• Written request
Using the records that follow, reproduce exactly the lines starting at the line containing "Give me the matplotlib source for this chart." and ending at the line containing "ax.set_ylim(-0.2, 1)". Include both end lines and no pictures.

• Given data
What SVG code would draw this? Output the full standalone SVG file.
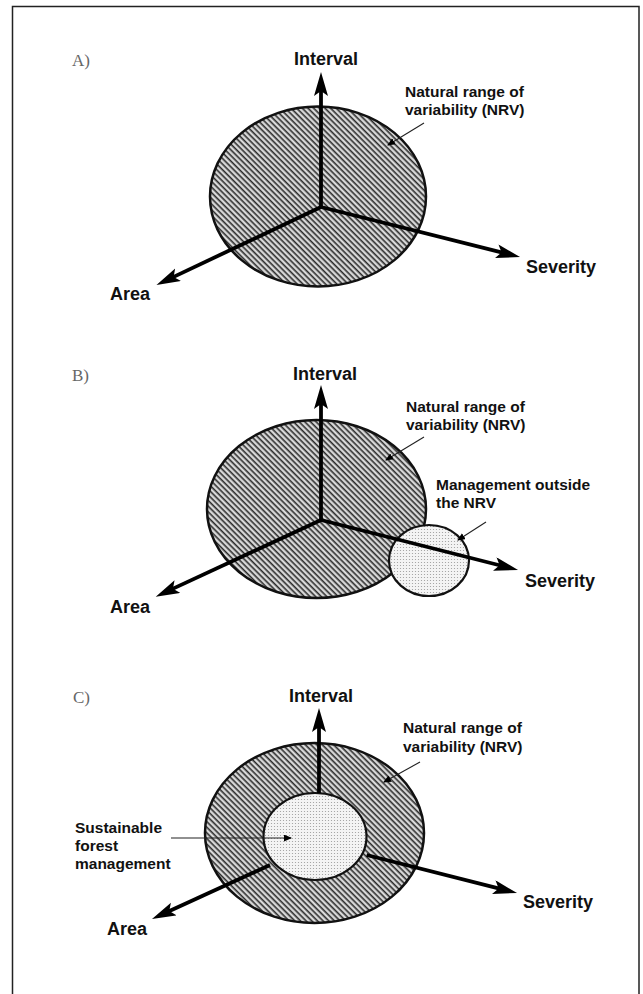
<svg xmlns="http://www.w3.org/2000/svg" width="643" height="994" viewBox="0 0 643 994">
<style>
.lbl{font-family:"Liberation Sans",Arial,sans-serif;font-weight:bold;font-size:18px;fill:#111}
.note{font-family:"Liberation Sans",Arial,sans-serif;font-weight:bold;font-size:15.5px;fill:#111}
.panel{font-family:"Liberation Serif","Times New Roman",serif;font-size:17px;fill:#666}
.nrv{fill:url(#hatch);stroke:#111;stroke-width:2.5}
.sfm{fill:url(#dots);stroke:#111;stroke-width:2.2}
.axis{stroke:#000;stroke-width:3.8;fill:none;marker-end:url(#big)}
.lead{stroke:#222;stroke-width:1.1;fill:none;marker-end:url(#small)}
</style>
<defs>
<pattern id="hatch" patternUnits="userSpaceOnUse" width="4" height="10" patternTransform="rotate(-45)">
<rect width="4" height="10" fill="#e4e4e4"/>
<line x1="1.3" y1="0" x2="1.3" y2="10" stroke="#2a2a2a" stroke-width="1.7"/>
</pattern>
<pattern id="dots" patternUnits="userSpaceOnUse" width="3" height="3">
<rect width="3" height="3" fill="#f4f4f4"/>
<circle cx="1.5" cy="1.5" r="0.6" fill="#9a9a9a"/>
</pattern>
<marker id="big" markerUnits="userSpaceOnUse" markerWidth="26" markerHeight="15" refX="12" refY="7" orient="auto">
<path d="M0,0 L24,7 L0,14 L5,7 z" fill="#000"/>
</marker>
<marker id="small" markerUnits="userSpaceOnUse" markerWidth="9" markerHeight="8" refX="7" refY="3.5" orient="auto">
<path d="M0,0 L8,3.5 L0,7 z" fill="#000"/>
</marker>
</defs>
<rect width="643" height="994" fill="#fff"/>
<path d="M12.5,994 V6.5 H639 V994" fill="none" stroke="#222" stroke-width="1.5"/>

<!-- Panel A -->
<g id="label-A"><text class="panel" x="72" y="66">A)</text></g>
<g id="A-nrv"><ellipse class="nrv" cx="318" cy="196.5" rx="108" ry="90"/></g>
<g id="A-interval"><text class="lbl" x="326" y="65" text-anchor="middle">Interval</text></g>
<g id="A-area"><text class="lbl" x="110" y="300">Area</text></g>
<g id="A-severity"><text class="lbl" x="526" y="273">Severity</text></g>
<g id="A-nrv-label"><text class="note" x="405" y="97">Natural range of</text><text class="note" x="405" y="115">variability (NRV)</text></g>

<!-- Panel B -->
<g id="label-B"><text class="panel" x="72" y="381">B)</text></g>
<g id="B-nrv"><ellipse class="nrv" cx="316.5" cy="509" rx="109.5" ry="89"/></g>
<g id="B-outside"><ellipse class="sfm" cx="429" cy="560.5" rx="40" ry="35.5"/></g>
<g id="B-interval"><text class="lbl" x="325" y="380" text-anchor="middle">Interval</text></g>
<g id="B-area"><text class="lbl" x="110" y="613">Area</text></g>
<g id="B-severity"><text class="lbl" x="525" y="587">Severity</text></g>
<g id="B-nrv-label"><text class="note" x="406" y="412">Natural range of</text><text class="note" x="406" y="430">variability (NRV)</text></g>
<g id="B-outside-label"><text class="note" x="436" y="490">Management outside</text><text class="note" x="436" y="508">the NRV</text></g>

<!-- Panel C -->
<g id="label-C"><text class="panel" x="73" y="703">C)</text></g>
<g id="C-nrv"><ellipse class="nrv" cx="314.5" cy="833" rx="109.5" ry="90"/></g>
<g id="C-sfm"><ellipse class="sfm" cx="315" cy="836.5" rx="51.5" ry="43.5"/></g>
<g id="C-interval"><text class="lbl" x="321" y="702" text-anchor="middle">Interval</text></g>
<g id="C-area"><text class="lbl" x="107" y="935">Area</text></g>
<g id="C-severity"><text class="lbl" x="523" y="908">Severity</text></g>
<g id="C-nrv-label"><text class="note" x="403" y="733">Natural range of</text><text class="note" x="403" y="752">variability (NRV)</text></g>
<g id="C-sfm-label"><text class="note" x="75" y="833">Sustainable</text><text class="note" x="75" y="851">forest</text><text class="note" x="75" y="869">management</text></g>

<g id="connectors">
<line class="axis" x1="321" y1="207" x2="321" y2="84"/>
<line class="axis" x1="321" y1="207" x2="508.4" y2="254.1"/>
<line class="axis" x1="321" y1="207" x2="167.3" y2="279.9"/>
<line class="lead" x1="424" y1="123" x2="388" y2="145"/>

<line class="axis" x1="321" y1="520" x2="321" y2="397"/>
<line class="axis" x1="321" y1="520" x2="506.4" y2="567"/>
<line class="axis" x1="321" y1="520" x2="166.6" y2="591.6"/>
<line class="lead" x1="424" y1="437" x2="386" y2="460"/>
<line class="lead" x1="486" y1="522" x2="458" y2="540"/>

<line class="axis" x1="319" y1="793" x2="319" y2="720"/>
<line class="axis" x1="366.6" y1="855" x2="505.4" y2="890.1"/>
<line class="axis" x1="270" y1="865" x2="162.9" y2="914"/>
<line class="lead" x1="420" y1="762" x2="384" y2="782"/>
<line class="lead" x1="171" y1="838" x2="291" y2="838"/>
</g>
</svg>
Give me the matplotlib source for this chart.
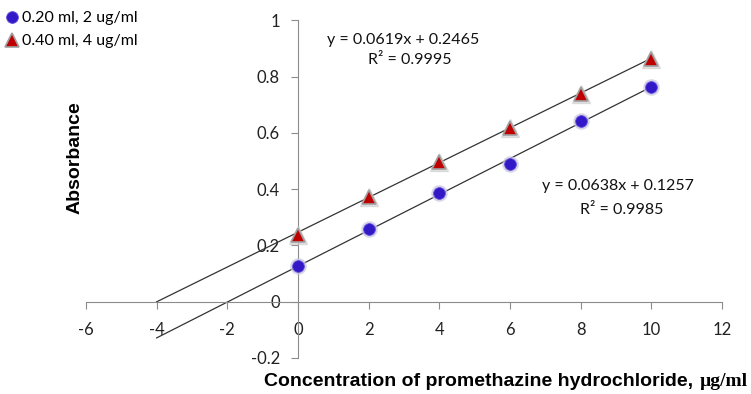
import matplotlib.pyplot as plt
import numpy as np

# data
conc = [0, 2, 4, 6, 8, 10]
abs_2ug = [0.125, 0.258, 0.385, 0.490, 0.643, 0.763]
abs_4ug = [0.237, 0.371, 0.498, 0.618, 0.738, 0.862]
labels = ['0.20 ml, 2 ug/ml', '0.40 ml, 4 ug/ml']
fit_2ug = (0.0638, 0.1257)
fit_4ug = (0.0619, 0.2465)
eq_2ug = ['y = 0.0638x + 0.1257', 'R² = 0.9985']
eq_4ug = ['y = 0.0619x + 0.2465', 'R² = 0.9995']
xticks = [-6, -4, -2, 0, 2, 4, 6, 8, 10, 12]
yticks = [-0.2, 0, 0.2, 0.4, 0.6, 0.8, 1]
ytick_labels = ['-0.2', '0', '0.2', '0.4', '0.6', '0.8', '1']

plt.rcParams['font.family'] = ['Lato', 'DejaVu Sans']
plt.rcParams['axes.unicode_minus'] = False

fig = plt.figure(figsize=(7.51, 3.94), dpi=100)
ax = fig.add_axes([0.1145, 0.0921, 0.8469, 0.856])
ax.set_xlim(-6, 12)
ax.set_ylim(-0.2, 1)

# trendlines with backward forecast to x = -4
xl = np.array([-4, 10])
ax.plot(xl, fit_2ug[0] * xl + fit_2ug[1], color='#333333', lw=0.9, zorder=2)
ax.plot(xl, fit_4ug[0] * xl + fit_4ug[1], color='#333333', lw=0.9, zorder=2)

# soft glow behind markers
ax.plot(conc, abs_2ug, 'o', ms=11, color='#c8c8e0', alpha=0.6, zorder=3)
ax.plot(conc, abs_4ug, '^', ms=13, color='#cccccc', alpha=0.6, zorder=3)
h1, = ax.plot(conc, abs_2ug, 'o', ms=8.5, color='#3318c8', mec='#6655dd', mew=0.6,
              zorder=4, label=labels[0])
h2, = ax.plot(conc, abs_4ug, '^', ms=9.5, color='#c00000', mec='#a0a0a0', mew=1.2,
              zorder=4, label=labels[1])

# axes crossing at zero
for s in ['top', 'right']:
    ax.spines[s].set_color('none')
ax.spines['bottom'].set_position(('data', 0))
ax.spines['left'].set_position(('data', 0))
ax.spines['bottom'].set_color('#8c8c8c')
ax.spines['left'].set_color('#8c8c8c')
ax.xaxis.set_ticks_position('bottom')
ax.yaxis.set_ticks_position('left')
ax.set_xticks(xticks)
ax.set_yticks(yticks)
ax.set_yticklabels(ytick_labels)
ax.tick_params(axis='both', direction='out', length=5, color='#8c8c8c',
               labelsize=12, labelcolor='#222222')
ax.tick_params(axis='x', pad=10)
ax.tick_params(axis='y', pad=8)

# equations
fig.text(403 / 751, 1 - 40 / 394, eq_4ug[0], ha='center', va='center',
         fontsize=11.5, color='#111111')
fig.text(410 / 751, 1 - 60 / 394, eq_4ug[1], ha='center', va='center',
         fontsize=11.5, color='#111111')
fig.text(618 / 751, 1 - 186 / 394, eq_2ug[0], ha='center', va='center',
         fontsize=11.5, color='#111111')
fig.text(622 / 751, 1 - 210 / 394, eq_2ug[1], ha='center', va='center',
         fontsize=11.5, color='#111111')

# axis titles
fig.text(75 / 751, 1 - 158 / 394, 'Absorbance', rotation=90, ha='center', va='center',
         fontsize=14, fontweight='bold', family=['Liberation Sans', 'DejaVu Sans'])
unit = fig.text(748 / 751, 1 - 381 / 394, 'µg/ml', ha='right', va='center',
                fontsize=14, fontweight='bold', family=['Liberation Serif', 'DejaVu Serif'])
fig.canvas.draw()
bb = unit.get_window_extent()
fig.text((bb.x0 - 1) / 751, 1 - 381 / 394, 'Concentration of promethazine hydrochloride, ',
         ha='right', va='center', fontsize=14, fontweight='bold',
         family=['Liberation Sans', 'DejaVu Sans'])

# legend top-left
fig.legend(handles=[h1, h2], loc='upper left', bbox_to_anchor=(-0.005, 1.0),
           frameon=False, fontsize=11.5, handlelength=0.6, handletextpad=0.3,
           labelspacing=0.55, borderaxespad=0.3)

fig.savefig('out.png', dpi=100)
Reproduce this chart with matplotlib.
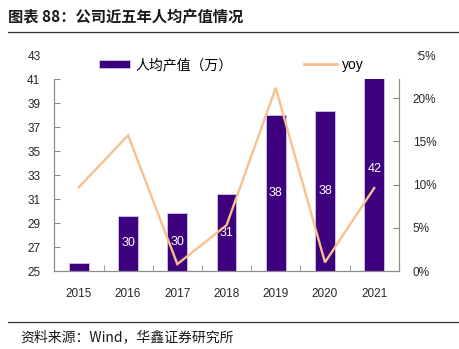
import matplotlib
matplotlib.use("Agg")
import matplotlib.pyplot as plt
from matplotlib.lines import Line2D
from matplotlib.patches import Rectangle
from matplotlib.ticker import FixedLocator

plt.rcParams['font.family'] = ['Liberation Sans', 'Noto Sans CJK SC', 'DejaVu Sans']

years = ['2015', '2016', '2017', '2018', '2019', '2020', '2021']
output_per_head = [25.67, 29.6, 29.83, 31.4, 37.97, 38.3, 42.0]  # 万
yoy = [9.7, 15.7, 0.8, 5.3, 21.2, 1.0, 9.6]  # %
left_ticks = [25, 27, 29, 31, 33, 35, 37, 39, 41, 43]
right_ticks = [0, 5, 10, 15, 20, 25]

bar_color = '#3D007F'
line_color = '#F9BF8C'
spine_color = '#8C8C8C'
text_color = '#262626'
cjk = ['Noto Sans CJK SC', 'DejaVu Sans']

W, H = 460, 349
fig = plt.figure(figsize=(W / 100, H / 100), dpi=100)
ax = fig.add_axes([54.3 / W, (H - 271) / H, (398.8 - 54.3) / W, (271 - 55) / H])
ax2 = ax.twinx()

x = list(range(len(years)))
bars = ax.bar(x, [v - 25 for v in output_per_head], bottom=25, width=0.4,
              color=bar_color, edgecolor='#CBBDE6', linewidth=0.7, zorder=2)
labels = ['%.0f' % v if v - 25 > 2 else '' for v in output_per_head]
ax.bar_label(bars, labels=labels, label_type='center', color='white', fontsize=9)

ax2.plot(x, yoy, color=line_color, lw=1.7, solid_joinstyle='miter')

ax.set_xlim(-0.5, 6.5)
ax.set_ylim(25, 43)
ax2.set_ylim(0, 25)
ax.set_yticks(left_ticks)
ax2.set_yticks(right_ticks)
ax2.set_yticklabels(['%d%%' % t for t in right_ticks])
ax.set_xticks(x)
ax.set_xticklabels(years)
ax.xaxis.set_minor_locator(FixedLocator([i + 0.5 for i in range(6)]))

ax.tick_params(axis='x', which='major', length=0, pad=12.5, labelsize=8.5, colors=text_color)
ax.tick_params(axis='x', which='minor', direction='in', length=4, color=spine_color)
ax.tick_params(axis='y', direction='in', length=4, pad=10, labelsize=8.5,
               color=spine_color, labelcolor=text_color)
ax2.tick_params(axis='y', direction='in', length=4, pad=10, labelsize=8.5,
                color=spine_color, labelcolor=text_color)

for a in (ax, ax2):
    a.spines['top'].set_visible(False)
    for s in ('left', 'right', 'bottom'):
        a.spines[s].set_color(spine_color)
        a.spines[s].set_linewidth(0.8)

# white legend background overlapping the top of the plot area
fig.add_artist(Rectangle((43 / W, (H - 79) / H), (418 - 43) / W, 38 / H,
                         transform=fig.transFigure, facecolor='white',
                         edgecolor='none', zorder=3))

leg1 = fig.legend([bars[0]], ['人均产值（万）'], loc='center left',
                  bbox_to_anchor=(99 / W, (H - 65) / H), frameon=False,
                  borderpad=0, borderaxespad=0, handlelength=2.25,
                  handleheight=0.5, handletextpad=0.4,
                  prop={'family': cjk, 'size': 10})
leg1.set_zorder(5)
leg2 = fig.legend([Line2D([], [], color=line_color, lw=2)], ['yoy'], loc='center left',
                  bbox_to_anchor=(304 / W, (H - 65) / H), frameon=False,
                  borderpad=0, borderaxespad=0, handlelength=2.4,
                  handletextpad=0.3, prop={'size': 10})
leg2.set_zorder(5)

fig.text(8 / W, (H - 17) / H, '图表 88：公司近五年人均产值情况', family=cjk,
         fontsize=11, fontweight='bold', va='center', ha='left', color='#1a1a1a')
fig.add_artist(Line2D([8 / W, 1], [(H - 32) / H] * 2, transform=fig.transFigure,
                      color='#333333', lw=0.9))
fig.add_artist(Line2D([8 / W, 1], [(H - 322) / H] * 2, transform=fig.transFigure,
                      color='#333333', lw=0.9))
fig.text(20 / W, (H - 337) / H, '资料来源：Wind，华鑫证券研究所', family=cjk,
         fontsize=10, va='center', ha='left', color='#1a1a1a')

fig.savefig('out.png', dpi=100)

• The answer
Give me the matplotlib source for this chart.
import matplotlib.pyplot as plt
import numpy as np

# data
conc = [0, 2, 4, 6, 8, 10]
abs_2ug = [0.125, 0.258, 0.385, 0.490, 0.643, 0.763]
abs_4ug = [0.237, 0.371, 0.498, 0.618, 0.738, 0.862]
labels = ['0.20 ml, 2 ug/ml', '0.40 ml, 4 ug/ml']
fit_2ug = (0.0638, 0.1257)
fit_4ug = (0.0619, 0.2465)
eq_2ug = ['y = 0.0638x + 0.1257', 'R² = 0.9985']
eq_4ug = ['y = 0.0619x + 0.2465', 'R² = 0.9995']
xticks = [-6, -4, -2, 0, 2, 4, 6, 8, 10, 12]
yticks = [-0.2, 0, 0.2, 0.4, 0.6, 0.8, 1]
ytick_labels = ['-0.2', '0', '0.2', '0.4', '0.6', '0.8', '1']

plt.rcParams['font.family'] = ['Lato', 'DejaVu Sans']
plt.rcParams['axes.unicode_minus'] = False

fig = plt.figure(figsize=(7.51, 3.94), dpi=100)
ax = fig.add_axes([0.1145, 0.0921, 0.8469, 0.856])
ax.set_xlim(-6, 12)
ax.set_ylim(-0.2, 1)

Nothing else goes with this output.